[Dataset entries]
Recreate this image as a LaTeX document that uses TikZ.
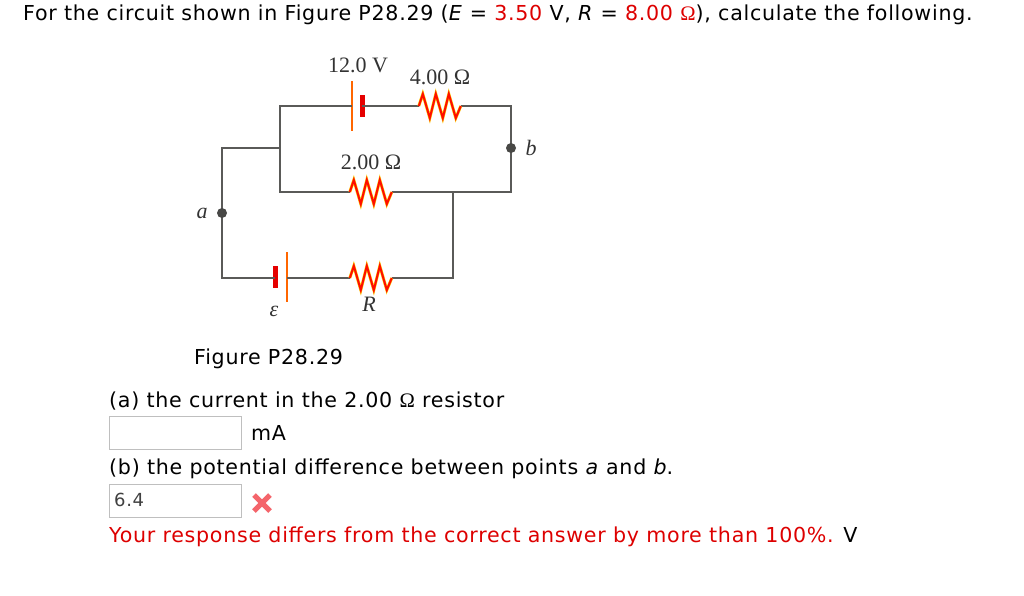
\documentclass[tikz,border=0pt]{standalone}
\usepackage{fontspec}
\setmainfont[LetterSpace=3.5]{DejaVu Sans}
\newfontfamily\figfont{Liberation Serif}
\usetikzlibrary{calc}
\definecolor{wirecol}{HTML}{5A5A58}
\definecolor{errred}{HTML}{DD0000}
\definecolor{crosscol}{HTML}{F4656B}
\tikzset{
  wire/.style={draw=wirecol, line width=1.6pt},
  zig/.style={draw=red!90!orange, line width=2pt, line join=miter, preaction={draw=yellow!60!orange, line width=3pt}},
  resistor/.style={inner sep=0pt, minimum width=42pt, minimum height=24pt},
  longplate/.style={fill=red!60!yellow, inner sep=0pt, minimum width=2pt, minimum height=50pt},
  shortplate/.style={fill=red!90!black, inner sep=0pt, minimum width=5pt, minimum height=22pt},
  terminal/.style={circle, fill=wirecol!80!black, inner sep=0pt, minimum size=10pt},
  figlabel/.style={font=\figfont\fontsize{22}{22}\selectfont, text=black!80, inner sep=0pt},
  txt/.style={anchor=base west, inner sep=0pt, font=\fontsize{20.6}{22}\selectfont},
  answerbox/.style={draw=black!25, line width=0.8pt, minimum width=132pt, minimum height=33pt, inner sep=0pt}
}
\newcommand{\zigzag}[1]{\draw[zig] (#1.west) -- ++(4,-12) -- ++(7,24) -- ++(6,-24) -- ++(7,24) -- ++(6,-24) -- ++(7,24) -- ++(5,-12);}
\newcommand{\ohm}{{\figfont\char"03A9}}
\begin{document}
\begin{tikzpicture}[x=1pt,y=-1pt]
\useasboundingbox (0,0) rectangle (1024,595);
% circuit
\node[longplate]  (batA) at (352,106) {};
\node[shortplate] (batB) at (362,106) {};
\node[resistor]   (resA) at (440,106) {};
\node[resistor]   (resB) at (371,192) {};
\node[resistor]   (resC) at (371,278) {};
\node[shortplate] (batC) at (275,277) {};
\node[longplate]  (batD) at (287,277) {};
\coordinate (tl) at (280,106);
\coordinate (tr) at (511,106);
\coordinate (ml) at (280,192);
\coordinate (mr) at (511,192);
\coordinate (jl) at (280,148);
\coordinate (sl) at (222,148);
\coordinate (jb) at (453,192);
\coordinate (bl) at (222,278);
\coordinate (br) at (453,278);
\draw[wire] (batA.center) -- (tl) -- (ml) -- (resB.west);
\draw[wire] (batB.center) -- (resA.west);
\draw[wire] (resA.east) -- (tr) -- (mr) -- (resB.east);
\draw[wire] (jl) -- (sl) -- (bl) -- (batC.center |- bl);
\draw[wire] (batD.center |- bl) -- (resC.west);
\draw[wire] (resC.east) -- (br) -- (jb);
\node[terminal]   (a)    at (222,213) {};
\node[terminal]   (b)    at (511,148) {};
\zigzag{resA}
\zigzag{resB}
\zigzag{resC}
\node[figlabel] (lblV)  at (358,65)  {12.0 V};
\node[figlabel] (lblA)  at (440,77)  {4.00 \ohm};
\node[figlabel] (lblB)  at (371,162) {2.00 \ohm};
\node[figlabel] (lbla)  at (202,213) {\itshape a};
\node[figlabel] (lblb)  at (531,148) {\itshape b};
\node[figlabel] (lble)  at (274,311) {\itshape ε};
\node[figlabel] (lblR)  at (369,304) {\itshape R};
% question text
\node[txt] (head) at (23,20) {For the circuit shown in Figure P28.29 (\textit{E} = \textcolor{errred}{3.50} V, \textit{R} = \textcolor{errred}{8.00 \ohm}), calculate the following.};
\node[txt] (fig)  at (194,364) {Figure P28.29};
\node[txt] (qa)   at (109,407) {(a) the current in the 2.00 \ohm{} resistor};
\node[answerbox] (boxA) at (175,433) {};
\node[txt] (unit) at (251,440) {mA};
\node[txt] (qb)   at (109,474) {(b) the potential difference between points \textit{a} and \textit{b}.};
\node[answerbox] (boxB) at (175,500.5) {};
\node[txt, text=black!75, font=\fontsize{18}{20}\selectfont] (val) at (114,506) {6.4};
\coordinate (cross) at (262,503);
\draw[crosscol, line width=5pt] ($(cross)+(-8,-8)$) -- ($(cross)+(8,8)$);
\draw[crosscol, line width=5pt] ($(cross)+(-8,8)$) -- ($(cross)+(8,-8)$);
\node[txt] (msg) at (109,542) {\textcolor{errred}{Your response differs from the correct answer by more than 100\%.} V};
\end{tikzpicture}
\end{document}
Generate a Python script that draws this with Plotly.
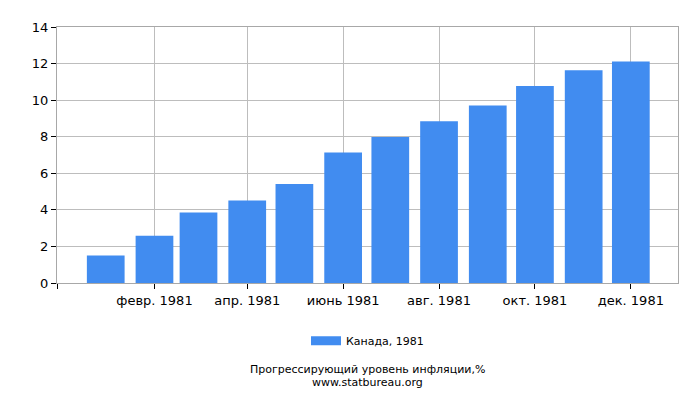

• [What to produce] Give an exact copy of the material, leaving out every picture.

• [Final result]
Recreate this image as a LaTeX document that uses TikZ.
\documentclass[tikz,border=0pt]{standalone}
\usepackage{fontspec}
\setmainfont[LetterSpace=3.5]{DejaVu Sans}
\newfontfamily\figfont{Liberation Serif}
\usetikzlibrary{calc}
\definecolor{wirecol}{HTML}{5A5A58}
\definecolor{errred}{HTML}{DD0000}
\definecolor{crosscol}{HTML}{F4656B}
\tikzset{
  wire/.style={draw=wirecol, line width=1.6pt},
  zig/.style={draw=red!90!orange, line width=2pt, line join=miter, preaction={draw=yellow!60!orange, line width=3pt}},
  resistor/.style={inner sep=0pt, minimum width=42pt, minimum height=24pt},
  longplate/.style={fill=red!60!yellow, inner sep=0pt, minimum width=2pt, minimum height=50pt},
  shortplate/.style={fill=red!90!black, inner sep=0pt, minimum width=5pt, minimum height=22pt},
  terminal/.style={circle, fill=wirecol!80!black, inner sep=0pt, minimum size=10pt},
  figlabel/.style={font=\figfont\fontsize{22}{22}\selectfont, text=black!80, inner sep=0pt},
  txt/.style={anchor=base west, inner sep=0pt, font=\fontsize{20.6}{22}\selectfont},
  answerbox/.style={draw=black!25, line width=0.8pt, minimum width=132pt, minimum height=33pt, inner sep=0pt}
}
\newcommand{\zigzag}[1]{\draw[zig] (#1.west) -- ++(4,-12) -- ++(7,24) -- ++(6,-24) -- ++(7,24) -- ++(6,-24) -- ++(7,24) -- ++(5,-12);}
\newcommand{\ohm}{{\figfont\char"03A9}}
\begin{document}
\begin{tikzpicture}[x=1pt,y=-1pt]
\useasboundingbox (0,0) rectangle (1024,595);
% circuit
\node[longplate]  (batA) at (352,106) {};
\node[shortplate] (batB) at (362,106) {};
\node[resistor]   (resA) at (440,106) {};
\node[resistor]   (resB) at (371,192) {};
\node[resistor]   (resC) at (371,278) {};
\node[shortplate] (batC) at (275,277) {};
\node[longplate]  (batD) at (287,277) {};
\coordinate (tl) at (280,106);
\coordinate (tr) at (511,106);
\coordinate (ml) at (280,192);
\coordinate (mr) at (511,192);
\coordinate (jl) at (280,148);
\coordinate (sl) at (222,148);
\coordinate (jb) at (453,192);
\coordinate (bl) at (222,278);
\coordinate (br) at (453,278);
\draw[wire] (batA.center) -- (tl) -- (ml) -- (resB.west);
\draw[wire] (batB.center) -- (resA.west);
\draw[wire] (resA.east) -- (tr) -- (mr) -- (resB.east);
\draw[wire] (jl) -- (sl) -- (bl) -- (batC.center |- bl);
\draw[wire] (batD.center |- bl) -- (resC.west);
\draw[wire] (resC.east) -- (br) -- (jb);
\node[terminal]   (a)    at (222,213) {};
\node[terminal]   (b)    at (511,148) {};
\zigzag{resA}
\zigzag{resB}
\zigzag{resC}
\node[figlabel] (lblV)  at (358,65)  {12.0 V};
\node[figlabel] (lblA)  at (440,77)  {4.00 \ohm};
\node[figlabel] (lblB)  at (371,162) {2.00 \ohm};
\node[figlabel] (lbla)  at (202,213) {\itshape a};
\node[figlabel] (lblb)  at (531,148) {\itshape b};
\node[figlabel] (lble)  at (274,311) {\itshape ε};
\node[figlabel] (lblR)  at (369,304) {\itshape R};
% question text
\node[txt] (head) at (23,20) {For the circuit shown in Figure P28.29 (\textit{E} = \textcolor{errred}{3.50} V, \textit{R} = \textcolor{errred}{8.00 \ohm}), calculate the following.};
\node[txt] (fig)  at (194,364) {Figure P28.29};
\node[txt] (qa)   at (109,407) {(a) the current in the 2.00 \ohm{} resistor};
\node[answerbox] (boxA) at (175,433) {};
\node[txt] (unit) at (251,440) {mA};
\node[txt] (qb)   at (109,474) {(b) the potential difference between points \textit{a} and \textit{b}.};
\node[answerbox] (boxB) at (175,500.5) {};
\node[txt, text=black!75, font=\fontsize{18}{20}\selectfont] (val) at (114,506) {6.4};
\coordinate (cross) at (262,503);
\draw[crosscol, line width=5pt] ($(cross)+(-8,-8)$) -- ($(cross)+(8,8)$);
\draw[crosscol, line width=5pt] ($(cross)+(-8,8)$) -- ($(cross)+(8,-8)$);
\node[txt] (msg) at (109,542) {\textcolor{errred}{Your response differs from the correct answer by more than 100\%.} V};
\end{tikzpicture}
\end{document}
Generate a Python script that draws this with Plotly.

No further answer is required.